Он посвящает меня в тайны здешней литературной жизни и расспрашивает о парижских новостях и сплетнях, о "воскресеньях" на Колонель Боннэ у Мережковских, о Буниных. О том, у кого из них больше шансов на Нобелевскую премию.
.Но на этот вопрос я ничего не могу ответить, хотя, как и многие в Париже, считаю, что ее следует дать Мережковскому.
Мильруд и тогда, десять лет тому назад, с первого взгляда показался мне симпатичным, а теперь я вижу, что он действительно очень симпатичен и к тому же на редкость интересный и блестящий собеседник, все понимающий с полуслова.
Я с большим удовольствием провожу в его кабинете почти час, и он, по-видимому, тоже очень доволен этим первым контактом.
- А Петр Пильский придет в отчаяние от того, что он вас прозевал - ведь он ушел за несколько минут до вашего прихода. Боюсь, что он снова напьется с горя,- говорит он, провожая меня до выхода.
Я иду домой в самом радужном настроении. До чего же мое посещение редакции "Сегодня" непохоже на то - первое!
А дома меня ждал неожиданно приехавший во время моего отсутствия Георгий Иванов.
В Риге мы с Георгием Ивановым вели более светскую, чем литературную жизнь, что ему было совсем не по душе,- по-настоящему хорошо он чувствовал себя только среди "деятелей искусства".
Один из его друзей юности, "очаровательный Валечка Пастухов", поселился в Риге, и с ним я сразу подружилась. Этот Валечка Пастухов действительно на редкость очаровательный, застенчивый и нежный, заслуживший в Петербурге прозвище - по Маяковскому - "не мужчина, а облако в штанах", был женат на Марии Владимировне Майборода, на "женщине с бородой", как ее называли из-за фамилии, а главное из-за ее мужеподобия, энергии и активности. Более нелепого брака, кажется, и придумать нельзя было, а оказалось, что Валечка всем был обязан своей жене, без нее он - бывший миллионер и отличный пианист, совершенно не способный к жизненной борьбе,- в эмиграции, конечно, влачил бы жалкое существование, давая грошовые уроки музыки, за которые большинство его учеников не платило бы вовсе. Она же взяла дело в свои железные руки и добилась того, что в Риге учиться музыке у Пастухова считалось честью, далеко не всем желающим доступной и очень дорого стоящей. Завела она к тому же и связи в рижском свете и сумела сделать из своего правда, талантливого - мужа местную знаменитость. Супругов Пастуховых мы часто встречали в рижских светских кругах.
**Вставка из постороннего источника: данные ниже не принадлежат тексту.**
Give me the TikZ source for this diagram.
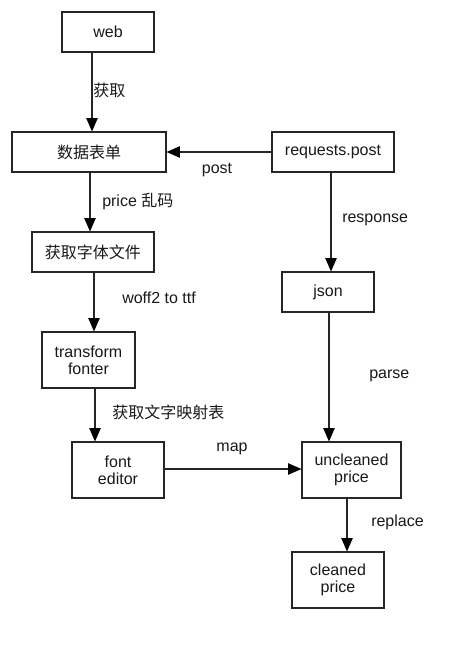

В них большую роль играл дипломатический корпус. В Латвии, как в самостоятельном государстве, были представлены многие страны - правда, не послами, а посланниками. Присутствие этих посланников придавало особый блеск балам, вечерам, приемам и обедам. Светские дамы так обменивались впечатлениями:
- Ах, вчера у таких-то был чудесный обед: устрицы, специально выписанные из Остенде, седло дикой козы, спаржа, пломбир, шампанское и четыре посланника! А вот на прошлой неделе у таких-то обед был совсем плохонький - бульон с пирожками, ростбиф, бордо и сливочный крем. И только один французский консул!